Por Mª José Hernández
Fue una tarde de primavera, en la ladera de un pequeño monte. Las carrascas se suceden a lo largo y ancho y forman bosquetes aquí y allá convirtiéndose en una cortina impenetrable unas veces, y en una especie de corredores y pasillos otras, y en un momento de descuido de ellas mismas, un momento en que la mano del hombre ha abierto una brecha en el tapiz agreste de la ladera, se convierten en el perfecto marco natural para un lienzo virgen que espera la mano del Artista, ahí es dónde han decidido invadir el campo, reclamar sus derechos y dejar una impresión imborrable. Son las amapolas.
Después de la emoción de reconocer su colorido absoluto en la distancia, y de haber corrido, literalmente, hacia ellas, freno casi en seco, para aclimatar la vista a lo que sé voy a descubrir detrás de esa gran carrasca, y así lentamente y preparada para disfrutar, entro en el campo de amapolas.
Es entonces cuando comprendo la complicidad entre ellas y las carrascas, que no era sino un juego para desviar tu atención. La forma en que la Naturaleza, anciana maestra, prepara tu mente y tus sentidos para lo que vas a contemplar.
Nunca defraudan, son como el mar, se necesita ayuda para mirar, porque es tal su grandeza que el humano una y otra vez queda pequeño e insignificante a su lado. Y éste es el primer motivo por el que la amapola es una de mis flores favoritas, quizá la que más me abruma.
Podría quedarme sólo con lo apasionado de su color, tan rojo que amarillea; pero eso no es suficiente, ella ha elegido crecer únicamente en primavera, cuando todas las tonalidades de verde compiten por ser el mejor, y por eso en medio de los verdes brillantes, ella destaca. Es tal el contraste, es tan estudiado y tan absoluto que con ningún otro color conseguiría ser la protagonista. Tiene inteligencia.
Puedo seguir admirando el sutil tallo que la sustenta, tan escueto que la amapola, en realidad, parece flotar. De hecho sólo cuando te acercas suficiente, lo ves; está debajo de ella sujetándola con humildad pero con tanto aplomo ejerce su función que ni siquiera la tempestad lo quiebra. Y ha de estar enamorado del viento porque es el tallo quien permite que la amapola se meza sobre el mundo.
Y su textura, camino entre la seda y el terciopelo. No podía ser de otra manera, telas nobles y brillantes para vestir los campos con elegancia.

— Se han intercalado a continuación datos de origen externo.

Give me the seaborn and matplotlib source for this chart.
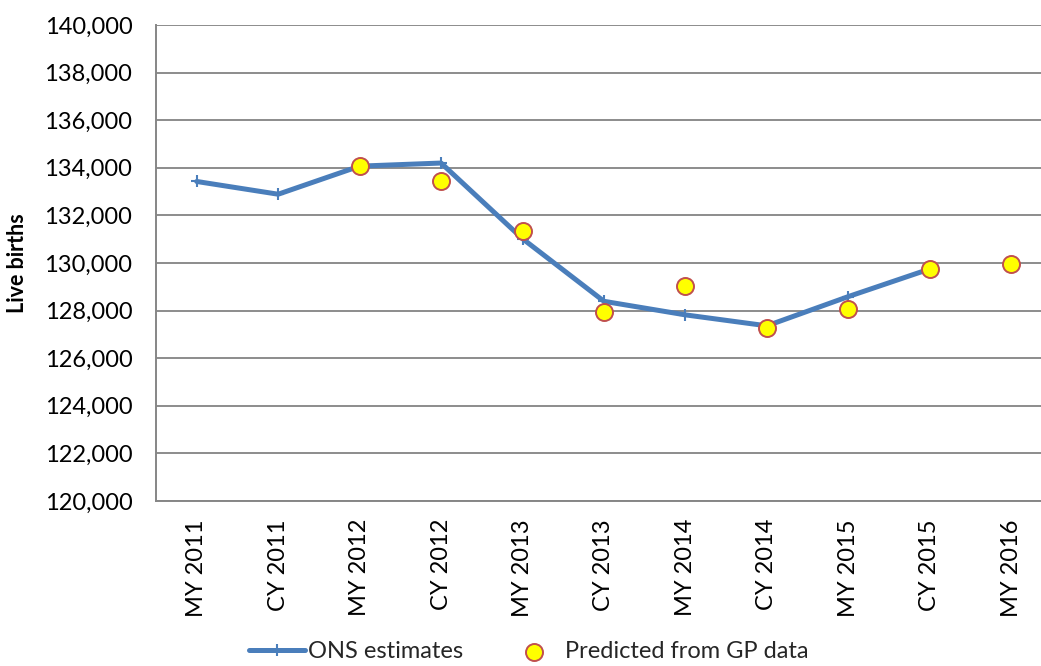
import numpy as np
import pandas as pd
import matplotlib
matplotlib.use("Agg")
import matplotlib.pyplot as plt
import seaborn as sns
from matplotlib.ticker import FuncFormatter, FixedLocator

categories = ["MY 2011", "CY 2011", "MY 2012", "CY 2012", "MY 2013", "CY 2013",
              "MY 2014", "CY 2014", "MY 2015", "CY 2015", "MY 2016"]
ons_estimates = [133425, 132890, 134070, 134200, 131020, 128390,
                 127820, 127360, 128590, 129750, np.nan]
gp_predicted = [np.nan, np.nan, 134070, 133450, 131330, 127960,
                129040, 127270, 128055, 129750, 129960]
y_ticks = list(range(120000, 140001, 2000))

sns.set_theme(style="white")
plt.rcParams['font.family'] = ['Lato', 'DejaVu Sans']

FS = 17

df = pd.DataFrame({
    "pos": np.arange(len(categories)),
    "category": categories,
    "ons": ons_estimates,
    "gp": gp_predicted,
})

fig = plt.figure(figsize=(10.41, 6.66), dpi=100)
ax = fig.add_axes([156/1041, (666-501)/666, 896/1041, 476/666])

sns.lineplot(data=df.dropna(subset=["ons"]), x="pos", y="ons", ax=ax,
             color="#4A7EBB", linewidth=3.6, marker="+", markersize=9,
             markeredgewidth=1.5, markeredgecolor="#4A7EBB",
             label="ONS estimates", zorder=3)
sns.scatterplot(data=df.dropna(subset=["gp"]), x="pos", y="gp", ax=ax,
                color="#FFFF00", edgecolor="#C0504D", linewidth=1.4, s=150,
                label="Predicted from GP data", zorder=4)

ax.set_xlim(-0.5, len(categories) - 0.5)
ax.set_ylim(120000, 140000)
ax.set_yticks(y_ticks)
ax.yaxis.set_major_formatter(FuncFormatter(lambda v, p: f"{int(v):,}"))
ax.set_xticks(df["pos"])
ax.set_xticklabels(categories, rotation=90, fontsize=FS)
ax.xaxis.set_minor_locator(FixedLocator(np.arange(-0.5, len(categories), 1.0)))
ax.tick_params(axis="x", which="major", length=0, pad=13)
ax.tick_params(axis="x", which="minor", length=8, width=1.2, color="#868686")
ax.tick_params(axis="y", which="major", length=8, width=1.2, color="#868686",
               labelsize=FS, pad=9)
for lbl in ax.get_yticklabels():
    lbl.set_color("black")
for lbl in ax.get_xticklabels():
    lbl.set_color("black")

ax.grid(axis="y", color="#8C8C8C", linewidth=1.4)
ax.grid(axis="x", visible=False)
ax.set_axisbelow(True)
for side in ["top", "right"]:
    ax.spines[side].set_visible(False)
for side in ["left", "bottom"]:
    ax.spines[side].set_color("#868686")
    ax.spines[side].set_linewidth(1.4)

ax.set_xlabel("")
ax.set_ylabel("Live births", fontsize=15.5, fontweight="bold", labelpad=12,
              color="black")

ax.legend(loc="center", bbox_to_anchor=((529-156)/896, (666-652-165)/476),
          ncol=2, frameon=False, fontsize=FS, handlelength=2.35,
          columnspacing=1.8, handletextpad=0.15)

fig.savefig("out.png", dpi=100)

Pero tan frágil parece cuando la tocas que no llegas a percibir si de verdad existe su tacto o es tu imaginación quien cree haberla tocado.
No consentirá que la lleves a ningún sitio, y si te atreves a cortarla e intentas alejarla de dónde nació, languidece al instante, pierde su brillo y consigue que la tires a pocos metros de donde la has arrancado; muere en la tierra que la vio nacer.

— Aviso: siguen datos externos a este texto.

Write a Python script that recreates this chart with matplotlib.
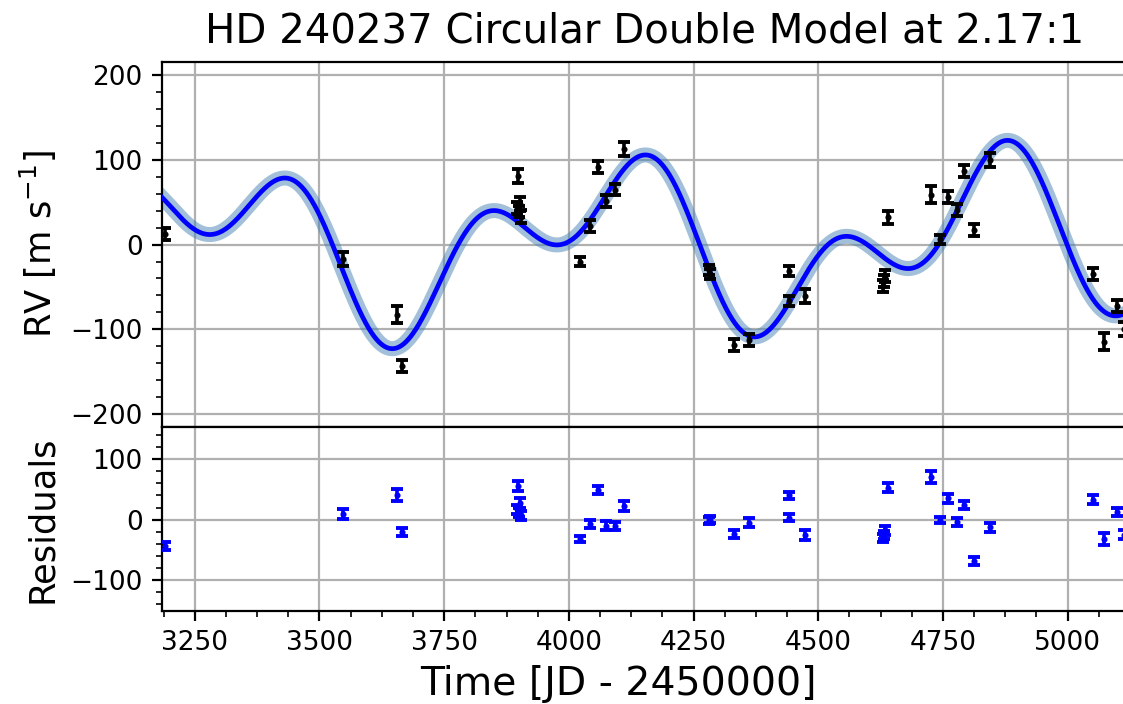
import numpy as np
import matplotlib
matplotlib.use("Agg")
import matplotlib.pyplot as plt
from matplotlib.ticker import MultipleLocator, AutoMinorLocator

# observation times [JD - 2450000]
time = [3191, 3546.5, 3655.6, 3665.6,
        3896, 3899, 3901, 3903, 3905,
        4023, 4041.7, 4057.8, 4075, 4093, 4111,
        4280, 4282, 4332, 4360.5, 4440.7, 4442, 4474,
        4629, 4631, 4634, 4640,
        4726, 4745, 4759.5, 4778, 4791.5, 4813, 4845,
        5050, 5073.6, 5099, 5113]

# radial velocities [m/s]
rv = [12, -17, -83, -143,
      43, 81, 39, 48, 33,
      -20, 22, 92, 51, 65, 113,
      -30, -35, -119, -113, -31, -67, -61,
      -49, -43, -37, 32,
      59, 6, 56, 41, 87, 17, 100,
      -35, -115, -73, -100]

# 1-sigma errors [m/s]
rv_err = [7, 8.5, 10, 7,
          7, 8, 7, 8, 8,
          5, 7, 7, 7, 7, 8,
          6, 6, 7, 7, 6, 6, 8,
          7, 7, 7, 8,
          10, 5, 7, 7, 7, 7, 8,
          7, 10, 7, 8]

# residuals after subtracting the two-planet fit [m/s]
resid = [-44, 9, 41, -21,
         17, 56, 12, 27, 7,
         -33, -7, 49, -10, -11, 23,
         -1, 0, -24, -5, 40, 3, -26,
         -31, -26, -18, 53,
         70, 0, 35, -4, 24, -69, -13,
         33, -33, 13, -25]

# circular double model, periods in 2.17:1
gamma = 1.36
P1, K1, T1 = 775.5, 68.55, 3868.2
P2, K2, T2 = 775.5 / 2.17, 58.0, 3728.3

tt = np.linspace(3184.4, 5118.4, 2000)
model = (gamma + K1 * np.sin(2 * np.pi * (tt - T1) / P1)
         + K2 * np.sin(2 * np.pi * (tt - T2) / P2))

fig = plt.figure(figsize=(5.615, 3.52), dpi=200)
ax1 = fig.add_axes([0.1443, 0.3928, 0.8590, 0.5196])
ax2 = fig.add_axes([0.1443, 0.1321, 0.8590, 0.2607], sharex=ax1)

ax1.plot(tt, model, color="steelblue", alpha=0.5, lw=5.4, zorder=2)
ax1.plot(tt, model, color="blue", lw=1.7, zorder=3)
ax1.errorbar(time, rv, yerr=rv_err, fmt="o", color="black", ms=1.2,
             elinewidth=1.3, capsize=2.2, capthick=1.4, zorder=4)

ax2.errorbar(time, resid, yerr=rv_err, fmt="o", color="blue", ms=1.2,
             elinewidth=1.3, capsize=2.2, capthick=1.4, zorder=4)

ax1.set_xlim(3184.4, 5118.4)
ax1.set_ylim(-216, 216)
ax2.set_ylim(-152, 153)

ax1.yaxis.set_major_locator(MultipleLocator(100))
ax1.yaxis.set_minor_locator(AutoMinorLocator(5))
ax2.yaxis.set_major_locator(MultipleLocator(100))
ax2.yaxis.set_minor_locator(AutoMinorLocator(5))
ax2.xaxis.set_major_locator(MultipleLocator(250))
ax2.xaxis.set_minor_locator(AutoMinorLocator(4))

ax1.tick_params(axis="x", which="both", bottom=False, labelbottom=False)
for ax in (ax1, ax2):
    ax.grid(True, which="major", color="#b0b0b0", lw=0.8)
    ax.set_axisbelow(True)
    ax.tick_params(labelsize=9.5)
    ax.spines["right"].set_visible(False)

ax1.set_title("HD 240237 Circular Double Model at 2.17:1", fontsize=14.5, pad=7)
ax1.set_ylabel(r"RV [m s$^{-1}$]", fontsize=12.7)
ax2.set_ylabel("Residuals", fontsize=12.7)
ax2.set_xlabel("Time [JD - 2450000]", fontsize=14.2)
ax2.xaxis.set_label_coords(0.473, -0.295)
fig.align_ylabels([ax1, ax2])

fig.savefig("out.png", dpi=200)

Su falta de olor podría ser un handicap para elegirla como una flor favorita, pero allí donde ella vive no hay mayor disfrute que oler a campo, que no es más que una mezcla de olores diferentes que cambian con las estaciones y con la hora del día, ningún olor predomina sobre otro. Aquí ella cede ante la fragancia de otras hermanas inferiores en hermosura que, sin embargo, llaman la atención con su perfume.
Al igual que no consiente en ser alejada de su amada tierra, no conseguirás cultivarla en una pequeña maceta, ella crecerá allí donde decida, pero nunca cultivada por el ser humano, razón de más para quererla, te hace comprender que el mundo está para ser disfrutado, no para ser domesticado a nuestro antojo.

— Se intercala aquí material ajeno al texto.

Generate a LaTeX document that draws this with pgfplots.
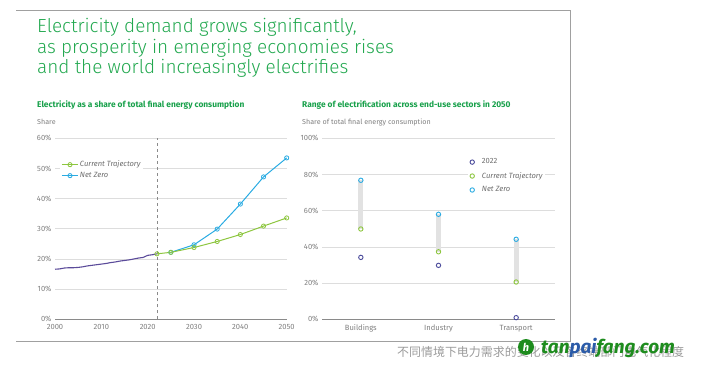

Es una flor que no suele crecer en soledad, pero si eso ocurre es imposible no mirarla. Aunque lo que a ella le gusta es compartir su espacio con muchas otras hermanas, y así todas juntas formar un tapiz rojo sangre, salpicando el verde esperanza. La esperanza de que cada primavera, puntual a la promesa del año anterior, nos deleitará con su llegada que, no por esperada será decepcionante, al contrario, cada año … me gustan más las amapolas.